What this task involves:
Leave out all pictures. Return exactly the lines from the top of the material through the line containing "0.32, 0.26, 0.22]".
________________________________________
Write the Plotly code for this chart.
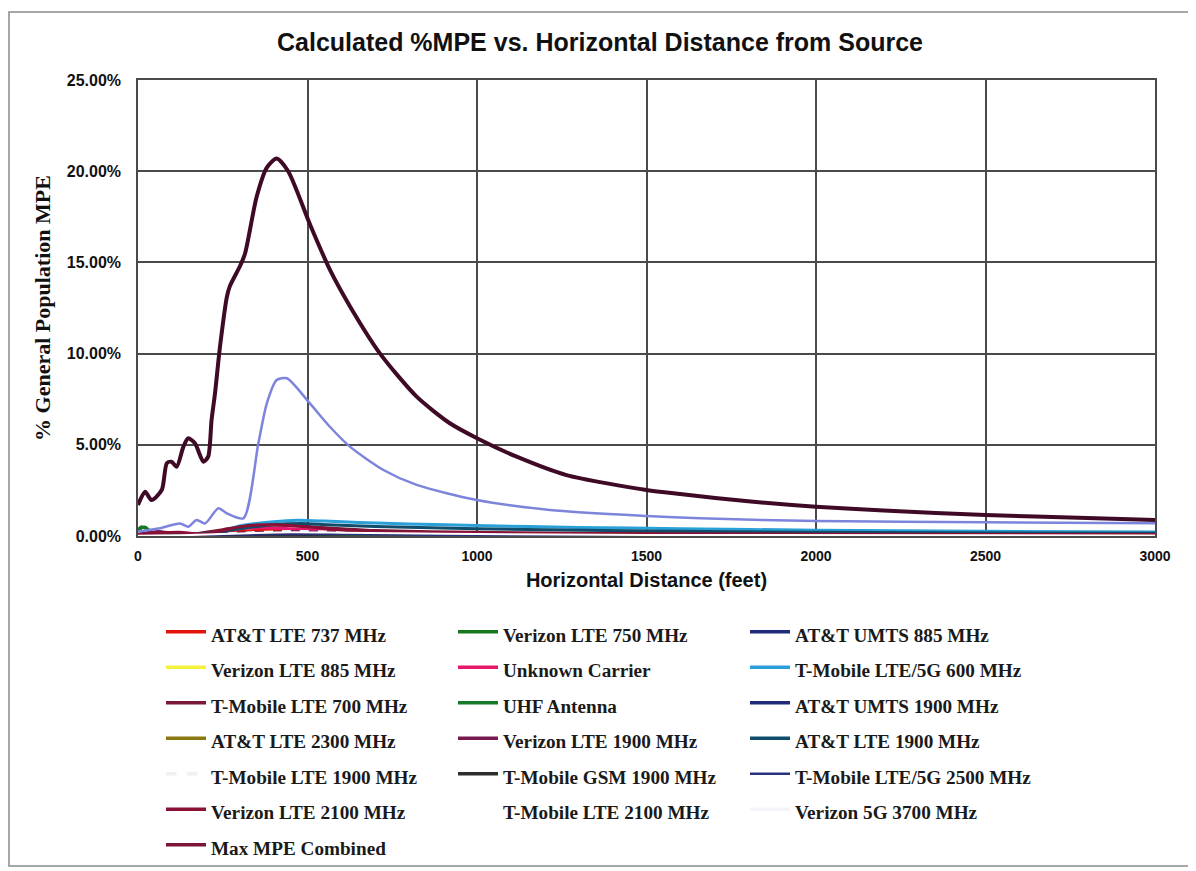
import plotly.graph_objects as go

# ---------------- data ----------------
series_names = [
    "AT&T LTE 737 MHz", "Verizon LTE 750 MHz", "AT&T UMTS 885 MHz",
    "Verizon LTE 885 MHz", "Unknown Carrier", "T-Mobile LTE/5G 600 MHz",
    "T-Mobile LTE 700 MHz", "UHF Antenna", "AT&T UMTS 1900 MHz",
    "AT&T LTE 2300 MHz", "Verizon LTE 1900 MHz", "AT&T LTE 1900 MHz",
    "T-Mobile LTE 1900 MHz", "T-Mobile GSM 1900 MHz", "T-Mobile LTE/5G 2500 MHz",
    "Verizon LTE 2100 MHz", "T-Mobile LTE 2100 MHz", "Verizon 5G 3700 MHz",
    "Max MPE Combined",
]

# distance (feet) / %MPE for each series
att737_x = [0, 100, 200, 300, 400, 500, 700, 1000, 1500, 2000, 3000]
att737_y = [0.02, 0.05, 0.10, 0.25, 0.35, 0.30, 0.20, 0.12, 0.07, 0.05, 0.03]

vz750_x = [0, 20, 40, 80, 150, 250, 400, 600, 1000, 2000, 3000]
vz750_y = [0.30, 0.50, 0.20, 0.10, 0.05, 0.08, 0.15, 0.12, 0.08, 0.04, 0.02]

attumts885_x = [0, 150, 300, 450, 600, 900, 1500, 3000]
attumts885_y = [0.02, 0.05, 0.12, 0.18, 0.15, 0.10, 0.05, 0.02]

vz885_x = [0, 150, 300, 450, 600, 900, 1500, 3000]
vz885_y = [0.01, 0.03, 0.08, 0.12, 0.10, 0.07, 0.04, 0.02]

unknown_x = [0, 100, 200, 280, 350, 420, 500, 650, 900, 1500, 3000]
unknown_y = [0.05, 0.10, 0.15, 0.35, 0.45, 0.42, 0.35, 0.25, 0.15, 0.08, 0.03]

tm600_x = [0, 100, 200, 250, 300, 400, 470, 550, 650, 800, 1000, 1300, 1600, 2000, 2500, 3000]
tm600_y = [0.05, 0.10, 0.15, 0.30, 0.55, 0.78, 0.86, 0.82, 0.74, 0.66, 0.57, 0.47, 0.40, 0.32, 0.26, 0.22]

tm700_x = [150, 200, 250, 300, 350, 400, 450, 500, 600, 700, 1000, 1500, 3000]
tm700_y = [0.05, 0.20, 0.35, 0.50, 0.58, 0.60, 0.57, 0.52, 0.40, 0.30, 0.20, 0.12, 0.05]

uhf_x = [0, 10, 25, 45, 80, 150, 300, 600, 1500, 3000]
uhf_y = [0.35, 0.50, 0.40, 0.15, 0.10, 0.05, 0.03, 0.02, 0.01, 0.00]

attumts1900_x = [0, 150, 300, 450, 600, 900, 1500, 3000]
attumts1900_y = [0.02, 0.05, 0.15, 0.22, 0.18, 0.12, 0.06, 0.03]

att2300_x = [0, 150, 300, 450, 600, 900, 1500, 3000]
att2300_y = [0.01, 0.04, 0.10, 0.15, 0.12, 0.08, 0.04, 0.02]

vz1900_x = [0, 60, 100, 150, 300, 450, 600, 900, 1500, 3000]
vz1900_y = [0.10, 0.25, 0.15, 0.05, 0.15, 0.20, 0.18, 0.12, 0.06, 0.03]

att1900_x = [0, 100, 200, 300, 400, 480, 560, 700, 1000, 1500, 2000, 3000]
att1900_y = [0.03, 0.06, 0.12, 0.40, 0.62, 0.68, 0.62, 0.52, 0.40, 0.28, 0.20, 0.15]

tm1900_x = [0, 150, 300, 450, 600, 900, 1500, 3000]
tm1900_y = [0.02, 0.06, 0.18, 0.28, 0.24, 0.16, 0.08, 0.04]

tmgsm1900_x = [0, 150, 300, 450, 550, 700, 1000, 1500, 2000, 3000]
tmgsm1900_y = [0.00, 0.02, 0.04, 0.06, 0.10, 0.13, 0.12, 0.10, 0.08, 0.06]

tm2500_x = [0, 150, 300, 450, 600, 900, 1500, 3000]
tm2500_y = [0.01, 0.03, 0.08, 0.10, 0.09, 0.06, 0.03, 0.01]

vz2100_x = [0, 60, 120, 200, 250, 300, 350, 400, 450, 500, 550, 650, 800, 1000, 1500, 2000, 3000]
vz2100_y = [0.05, 0.15, 0.20, 0.10, 0.30, 0.50, 0.60, 0.62, 0.58, 0.50, 0.40, 0.28, 0.20, 0.16, 0.12, 0.10, 0.08]

tm2100_x = [0, 150, 300, 450, 600, 900, 1500, 3000]
tm2100_y = [0.02, 0.05, 0.14, 0.20, 0.18, 0.12, 0.06, 0.03]

vz3700_x = [0, 65, 124, 148, 173, 198, 237, 262, 311, 355, 380, 409, 439, 507, 566,
            625, 724, 822, 1000, 1215, 1500, 1658, 2000, 2500, 3000]
vz3700_y = [0.24, 0.43, 0.69, 0.51, 0.88, 0.69, 1.52, 1.24, 0.97, 5.08, 7.27, 8.55, 8.65, 7.27, 5.99,
            4.90, 3.62, 2.80, 1.97, 1.43, 1.10, 0.97, 0.82, 0.75, 0.70]

maxmpe_x = [0, 21, 40, 70, 85, 99, 114, 134, 148, 168, 193, 207, 217, 227, 242, 262, 271,
            301, 316, 350, 380, 409, 443, 507, 566, 625, 714, 822, 920, 1000, 1117, 1264,
            1500, 1599, 1800, 2000, 2200, 2500, 2800, 3000]
maxmpe_y = [1.70, 2.43, 1.97, 2.52, 3.99, 4.07, 3.80, 4.90, 5.36, 5.08, 4.07, 4.35, 6.36, 7.80, 10.4, 13.1, 13.7,
            14.8, 15.5, 18.6, 20.2, 20.7, 20.0, 17.1, 14.6, 12.6, 10.0, 7.64, 6.18, 5.36, 4.35, 3.34,
            2.52, 2.30, 1.90, 1.60, 1.40, 1.15, 0.98, 0.88]

x_ticks = [0, 500, 1000, 1500, 2000, 2500, 3000]
y_ticks = [0, 5, 10, 15, 20, 25]

series_x = [att737_x, vz750_x, attumts885_x, vz885_x, unknown_x, tm600_x, tm700_x, uhf_x,
            attumts1900_x, att2300_x, vz1900_x, att1900_x, tm1900_x, tmgsm1900_x, tm2500_x,
            vz2100_x, tm2100_x, vz3700_x, maxmpe_x]
series_y = [att737_y, vz750_y, attumts885_y, vz885_y, unknown_y, tm600_y, tm700_y, uhf_y,
            attumts1900_y, att2300_y, vz1900_y, att1900_y, tm1900_y, tmgsm1900_y, tm2500_y,
            vz2100_y, tm2100_y, vz3700_y, maxmpe_y]

# ---------------- styles ----------------
plot_colors = ["#e3120b", "#17771d", "#1f2a78", "#f2f23a", "#e8176b", "#2aa0d8",
               "#7a1838", "#17772a", "#1f2a78", "#8a7810", "#761a50", "#0f4d6a",
               "#eef0f4", "#2e2e2e", "#2a3080", "#8a1035", "#ffffff", "#7c84dc", "#3e0a26"]
legend_colors = list(plot_colors)
legend_colors[17] = "#f3f5f9"
legend_colors[18] = "#7a1535"
widths = [3, 3, 3, 3, 3, 3, 3, 3, 3, 3, 3, 3, 2, 3, 2, 3, 2, 2.5, 4]
dashes = ["solid"] * 19
dashes[12] = "dash"

SERIF = "Liberation Serif, serif"
SANS = "Liberation Sans, Arial, sans-serif"

# page has an 8px body margin: figure pixel = page pixel - 8
OFF = 8
W, H = 1188, 863
PL, PR, PT, PB = 138 - OFF, 1155 - OFF, 80 - OFF, 536 - OFF  # plot box in figure px
PW, PH = PR - PL, PB - PT

fig = go.Figure()

order = list(range(17)) + [17, 18]
for i in order:
    fig.add_trace(go.Scatter(
        x=series_x[i], y=series_y[i], mode="lines", line_shape="spline",
        line=dict(color=plot_colors[i], width=widths[i], dash=dashes[i], smoothing=0.7),
        showlegend=False, hoverinfo="skip",
    ))

for i, name in enumerate(series_names):
    fig.add_trace(go.Scatter(
        x=[None], y=[None], mode="lines",
        line=dict(color=legend_colors[i], width=3.5 if i != 14 else 2.5, dash=dashes[i]),
        name='<span style="font-size:19.2px"><b>' + name + '</b></span>',
        showlegend=True,
    ))

fig.update_layout(
    width=W, height=H,
    paper_bgcolor="white", plot_bgcolor="white",
    margin=dict(l=PL, r=W - PR, t=PT, b=H - PB),
    title=dict(
        text="<b>Calculated %MPE vs. Horizontal Distance from Source</b>",
        x=(600 - OFF) / W, xanchor="center", xref="container",
        y=1 - (42 - OFF) / H, yanchor="middle", yref="container",
        font=dict(family=SANS, size=25, color="#111"),
    ),
    xaxis=dict(
        range=[0, 3000], tickvals=x_ticks, ticktext=[f"<b>{v}</b>" for v in x_ticks],
        showgrid=True, gridcolor="#4a4a4a", gridwidth=1.5,
        showline=True, linecolor="#4a4a4a", linewidth=1.5, mirror=True,
        ticks="", zeroline=False, ticklabelstandoff=6,
        tickfont=dict(family=SANS, size=14, color="#111"),
        title=dict(text="<b>Horizontal Distance (feet)</b>", standoff=10,
                   font=dict(family=SANS, size=20, color="#111")),
    ),
    yaxis=dict(
        range=[0, 25], tickvals=y_ticks, ticktext=[f"<b>{v:.2f}%</b>" for v in y_ticks],
        showgrid=True, gridcolor="#4a4a4a", gridwidth=1.5,
        showline=True, linecolor="#4a4a4a", linewidth=1.5, mirror=True,
        ticks="", zeroline=False, ticklabelstandoff=12,
        tickfont=dict(family=SANS, size=16, color="#111"),
        title=dict(text="<b>% General Population MPE</b>", standoff=10,
                   font=dict(family=SERIF, size=22, color="#111")),
    ),
    legend=dict(
        orientation="h", xref="container", yref="container",
        x=(167 - OFF - 6) / W, y=1 - (609 - OFF) / H, xanchor="left", yanchor="top",
        entrywidth=237, entrywidthmode="pixels", itemwidth=40,
        font=dict(family=SERIF, size=25, color="#1a1a1a"),
        bgcolor="rgba(0,0,0,0)", traceorder="normal",
    ),
    showlegend=True,
)

# outer chart frame
fig.add_shape(type="rect", xref="paper", yref="paper",
              x0=(1 - PL) / PW, x1=(1190 - OFF - PL) / PW,
              y0=(PB - (866 - OFF)) / PH, y1=(PB - (12 - OFF)) / PH,
              line=dict(color="#8a8a8a", width=1.5), layer="below")

fig.write_html("out.html")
________________________________________
Exercise response:
Write the Plotly code for this chart.
import plotly.graph_objects as go

# ---------------- data ----------------
series_names = [
    "AT&T LTE 737 MHz", "Verizon LTE 750 MHz", "AT&T UMTS 885 MHz",
    "Verizon LTE 885 MHz", "Unknown Carrier", "T-Mobile LTE/5G 600 MHz",
    "T-Mobile LTE 700 MHz", "UHF Antenna", "AT&T UMTS 1900 MHz",
    "AT&T LTE 2300 MHz", "Verizon LTE 1900 MHz", "AT&T LTE 1900 MHz",
    "T-Mobile LTE 1900 MHz", "T-Mobile GSM 1900 MHz", "T-Mobile LTE/5G 2500 MHz",
    "Verizon LTE 2100 MHz", "T-Mobile LTE 2100 MHz", "Verizon 5G 3700 MHz",
    "Max MPE Combined",
]

# distance (feet) / %MPE for each series
att737_x = [0, 100, 200, 300, 400, 500, 700, 1000, 1500, 2000, 3000]
att737_y = [0.02, 0.05, 0.10, 0.25, 0.35, 0.30, 0.20, 0.12, 0.07, 0.05, 0.03]

vz750_x = [0, 20, 40, 80, 150, 250, 400, 600, 1000, 2000, 3000]
vz750_y = [0.30, 0.50, 0.20, 0.10, 0.05, 0.08, 0.15, 0.12, 0.08, 0.04, 0.02]

attumts885_x = [0, 150, 300, 450, 600, 900, 1500, 3000]
attumts885_y = [0.02, 0.05, 0.12, 0.18, 0.15, 0.10, 0.05, 0.02]

vz885_x = [0, 150, 300, 450, 600, 900, 1500, 3000]
vz885_y = [0.01, 0.03, 0.08, 0.12, 0.10, 0.07, 0.04, 0.02]

unknown_x = [0, 100, 200, 280, 350, 420, 500, 650, 900, 1500, 3000]
unknown_y = [0.05, 0.10, 0.15, 0.35, 0.45, 0.42, 0.35, 0.25, 0.15, 0.08, 0.03]

tm600_x = [0, 100, 200, 250, 300, 400, 470, 550, 650, 800, 1000, 1300, 1600, 2000, 2500, 3000]
tm600_y = [0.05, 0.10, 0.15, 0.30, 0.55, 0.78, 0.86, 0.82, 0.74, 0.66, 0.57, 0.47, 0.40, 0.32, 0.26, 0.22]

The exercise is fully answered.